The structural and chemical basis of temporary adhesion in the sea star Asterina gibbosa.

ABSTRACT: Background: Marine biological adhesives are a promising source of inspiration for biomedical and industrial applications. Nevertheless, natural adhesives and especially temporary adhesion systems are mostly unexplored. Sea stars are able to repeatedly attach and detach their hydraulic tube feet. This ability is based on a duo-gland system and, upon detachment, the adhesive material stays behind on the substrate as a 'footprint'. In recent years, characterization of sea star temporary adhesion has been focussed on the forcipulatid species Asterias rubens. Results: We investigated the temporary adhesion system in the distantly related valvatid species Asterina gibbosa. The morphology of tube feet was described using histological sections, transmission-, and scanning electron microscopy. Ultrastructural investigations revealed two adhesive gland cell types that both form electron-dense secretory granules with a more lucid outer rim and one de-adhesive gland cell type with homogenous granules. The footprints comprised a meshwork on top of a thin layer. This topography was consistently observed using various methods like scanning electron microscopy, 3D confocal interference microscopy, atomic force microscopy, and light microscopy with crystal violet staining. Additionally, we tested 24 commercially available lectins and two antibodies for their ability to label the adhesive epidermis and footprints. Out of 15 lectins labelling structures in the area of the duo-gland adhesive system, only one also labelled footprints indicating the presence of glycoconjugates with ?-linked mannose in the secreted material.

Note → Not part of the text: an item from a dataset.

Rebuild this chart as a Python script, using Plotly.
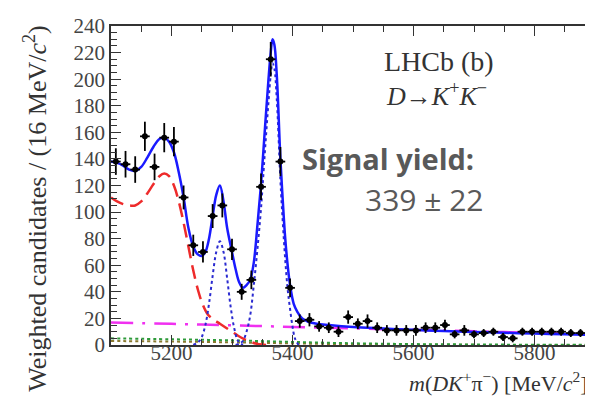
import plotly.graph_objects as go

# ---------------- data ----------------
bin_centers = [5108 + 16 * i for i in range(50)]
counts = [138, 136, 132, 157, 134, 156, 153, 111, 75, 70,
          97, 105, 72, 40, 49, 119, 215, 138, 43, 18,
          19, 14, 13, 10, 21, 16, 18, 13, 11, 11,
          11, 11, 13, 13, 15, 8, 11, 8, 9, 10,
          6, 5, 10, 10, 10, 10, 10, 9, 9, 8]
count_err = [10, 10, 10, 11, 10, 11, 11, 9, 8, 8,
             9, 9, 8, 6, 7, 10, 13, 11, 7, 5,
             5, 4, 4, 4, 5, 4, 5, 4, 4, 4,
             4, 4, 4, 4, 4, 3, 4, 3, 3, 3,
             3, 3, 3, 3, 3, 3, 3, 3, 3, 3]
half_bin = [8] * 50

total_m = [5100, 5110, 5120, 5130, 5140, 5150, 5160, 5170, 5180, 5188, 5196, 5204, 5212,
           5220, 5228, 5236, 5244, 5250, 5256, 5262, 5268, 5274, 5280, 5286, 5292, 5300,
           5306, 5312, 5318, 5324, 5330, 5336, 5342, 5348, 5354, 5360, 5364, 5367, 5370,
           5374, 5380, 5384, 5388, 5392, 5396, 5402, 5408, 5416, 5426, 5440, 5460, 5500,
           5550, 5600, 5650, 5700, 5750, 5800, 5850, 5900]
total_v = [138, 137, 135, 132, 131, 134, 141, 149, 155, 156, 153, 145, 130,
           111, 88, 74, 68, 67, 70, 80, 97, 113, 120, 108, 88, 70,
           57, 47, 43, 45, 49, 62, 90, 121, 160, 198, 220, 230, 226,
           203, 140, 108, 80, 60, 45, 31, 25, 20, 17.5, 16, 15, 13.5,
           12.4, 11.4, 10.5, 9.8, 9.2, 8.6, 8.1, 7.6]

sig1_m = [5236, 5244, 5250, 5256, 5262, 5268, 5274, 5280, 5286, 5292, 5298, 5304, 5310, 5318]
sig1_v = [0, 2, 6, 15, 31, 52, 70, 78, 70, 50, 28, 12, 3, 0]

sig2_m = [5306, 5312, 5318, 5324, 5330, 5336, 5342, 5348, 5354, 5360, 5364, 5367, 5370,
          5374, 5380, 5384, 5388, 5392, 5396, 5400, 5404, 5410]
sig2_v = [0, 1, 3, 10, 22, 45, 72, 103, 143, 181, 203, 212, 208,
          185, 124, 92, 64, 42, 27, 14, 5, 0]

prc_m = [5100, 5110, 5120, 5130, 5140, 5150, 5160, 5170, 5180, 5188, 5196, 5204, 5212,
         5220, 5228, 5236, 5244, 5252, 5260, 5270, 5280, 5290, 5300, 5310, 5320, 5330,
         5340, 5350, 5360]
prc_v = [111, 108, 106, 105, 105, 108, 114, 121, 127, 129, 127, 120, 108,
         92, 74, 56, 41, 30, 23, 19, 16, 13, 10, 7, 4.5, 2.5,
         1, 0.3, 0]

comb_m = [5100, 5200, 5300, 5400, 5500, 5600, 5700, 5800, 5900]
comb_v = [17, 15.9, 14.8, 13.6, 12.5, 11.4, 10.3, 9.1, 8]

bkg2_m = [5100, 5200, 5300, 5400, 5500, 5600, 5700, 5800, 5900]
bkg2_v = [5, 4.3, 3.5, 2.3, 1.3, 0.7, 0.4, 0.2, 0.1]

bkg3_m = [5100, 5200, 5300, 5400, 5500, 5600, 5700, 5800, 5900]
bkg3_v = [3, 2.6, 2, 1.2, 0.6, 0.3, 0.1, 0, 0]

X_RANGE = [5100, 5900]
Y_RANGE = [0, 240]

# ---------------- figure ----------------
fig = go.Figure()

fig.add_trace(go.Scatter(x=bkg3_m, y=bkg3_v, mode="lines", line_shape="spline",
                         line=dict(color="#8a7a30", width=2, dash="dot")))
fig.add_trace(go.Scatter(x=bkg2_m, y=bkg2_v, mode="lines", line_shape="spline",
                         line=dict(color="#2e9a3a", width=2, dash="dot")))
fig.add_trace(go.Scatter(x=comb_m, y=comb_v, mode="lines", line_shape="spline",
                         line=dict(color="#f030f0", width=2.5, dash="22px,9px,3px,9px")))
fig.add_trace(go.Scatter(x=prc_m, y=prc_v, mode="lines", line_shape="spline",
                         line=dict(color="#ee2b2b", width=2.5, dash="14px,7px")))
fig.add_trace(go.Scatter(x=sig1_m, y=sig1_v, mode="lines", line_shape="spline",
                         line=dict(color="#2a2ad0", width=2, dash="dot")))
fig.add_trace(go.Scatter(x=sig2_m, y=sig2_v, mode="lines", line_shape="spline",
                         line=dict(color="#2a2ad0", width=2, dash="dot")))
fig.add_trace(go.Scatter(x=total_m, y=total_v, mode="lines", line_shape="spline",
                         line=dict(color="#1a1aff", width=2.5)))
fig.add_trace(go.Scatter(x=bin_centers, y=counts, mode="markers",
                         marker=dict(color="black", size=6, symbol="circle"),
                         error_y=dict(type="data", array=count_err, color="black",
                                      thickness=1.8, width=0),
                         error_x=dict(type="data", array=half_bin, color="black",
                                      thickness=1.8, width=0)))
# invisible trace to activate mirrored tick axes
fig.add_trace(go.Scatter(x=X_RANGE, y=Y_RANGE, xaxis="x2", yaxis="y2", mode="markers",
                         marker=dict(opacity=0), hoverinfo="skip"))

tickfont = dict(family="Liberation Serif, Times New Roman, serif", size=21, color="#444444")
tick_common = dict(ticks="inside", ticklen=10, tickwidth=1.3, tickcolor="#333",
                   showline=True, linecolor="#333", linewidth=1.5,
                   showgrid=False, zeroline=False)
minor_x = dict(tick0=5100, dtick=50, ticks="inside", ticklen=6, tickwidth=1.3,
               tickcolor="#333", showgrid=False)
minor_y = dict(tick0=0, dtick=5, ticks="inside", ticklen=6, tickwidth=1.3,
               tickcolor="#333", showgrid=False)

fig.update_layout(
    width=593, height=399,
    margin=dict(l=103, r=6, t=15, b=62),
    paper_bgcolor="white", plot_bgcolor="white",
    showlegend=False,
    xaxis=dict(range=X_RANGE, tickmode="linear", tick0=5200, dtick=200,
               ticklabelstandoff=-12, tickfont=tickfont, minor=minor_x, **tick_common),
    yaxis=dict(range=Y_RANGE, tickmode="linear", tick0=0, dtick=20, tickfont=tickfont,
               minor=minor_y, **tick_common),
    xaxis2=dict(range=X_RANGE, overlaying="x", side="top", anchor="y2",
                tickmode="linear", tick0=5200, dtick=200, showticklabels=False,
                minor=minor_x, **tick_common),
    yaxis2=dict(range=Y_RANGE, overlaying="y", side="right", anchor="x2",
                tickmode="linear", tick0=0, dtick=20, showticklabels=False,
                minor=minor_y, **tick_common),
)

serif = "Liberation Serif, Times New Roman, serif"
fig.add_annotation(x=0.56, y=0.89, xref="paper", yref="paper", xanchor="left",
                   yanchor="middle", showarrow=False, text="LHCb (b)",
                   font=dict(family=serif, size=28, color="#333"))
fig.add_annotation(x=0.565, y=0.785, xref="paper", yref="paper", xanchor="left",
                   yanchor="middle", showarrow=False,
                   text="<i>D</i>→<i>K</i><sup>+</sup><i>K</i><sup>−</sup>",
                   font=dict(family=serif, size=26, color="#333"))
fig.add_annotation(x=0.39, y=0.585, xref="paper", yref="paper", xanchor="left",
                   yanchor="middle", showarrow=False, text="<b>Signal yield:</b>",
                   font=dict(family="Open Sans, sans-serif", size=29, color="#595959"))
fig.add_annotation(x=0.52, y=0.455, xref="paper", yref="paper", xanchor="left",
                   yanchor="middle", showarrow=False, text="339 ± 22",
                   font=dict(family="Open Sans, sans-serif", size=30, color="#595959"))
fig.add_annotation(x=0.99, y=-0.115, xref="paper", yref="paper", xanchor="right",
                   yanchor="middle", showarrow=False,
                   text="<i>m</i>(<i>DK</i><sup>+</sup>π<sup>−</sup>) [MeV/<i>c</i><sup>2</sup>]",
                   font=dict(family=serif, size=22, color="#333"))
fig.add_annotation(x=-0.155, y=0.43, xref="paper", yref="paper", xanchor="center",
                   yanchor="middle", showarrow=False, textangle=-90,
                   text="Weighted candidates / (16 MeV/<i>c</i><sup>2</sup>)",
                   font=dict(family=serif, size=26, color="#333"))

fig.write_html("out.html")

Conclusion: Despite the distant relationship between the two sea star species, the morphology of tube feet and topography of footprints in A. gibbosa shared many features with the previously described findings in A. rubens. These similarities might be due to the adaptation to a benthic life on rocky intertidal areas. Lectin- and immuno-labelling indicated similarities but also some differences in adhesive composition between the two species. Further research on the temporary adhesive of A. gibbosa will allow the identification of conserved motifs in sea star adhesion and might facilitate the development of biomimetic, reversible glues.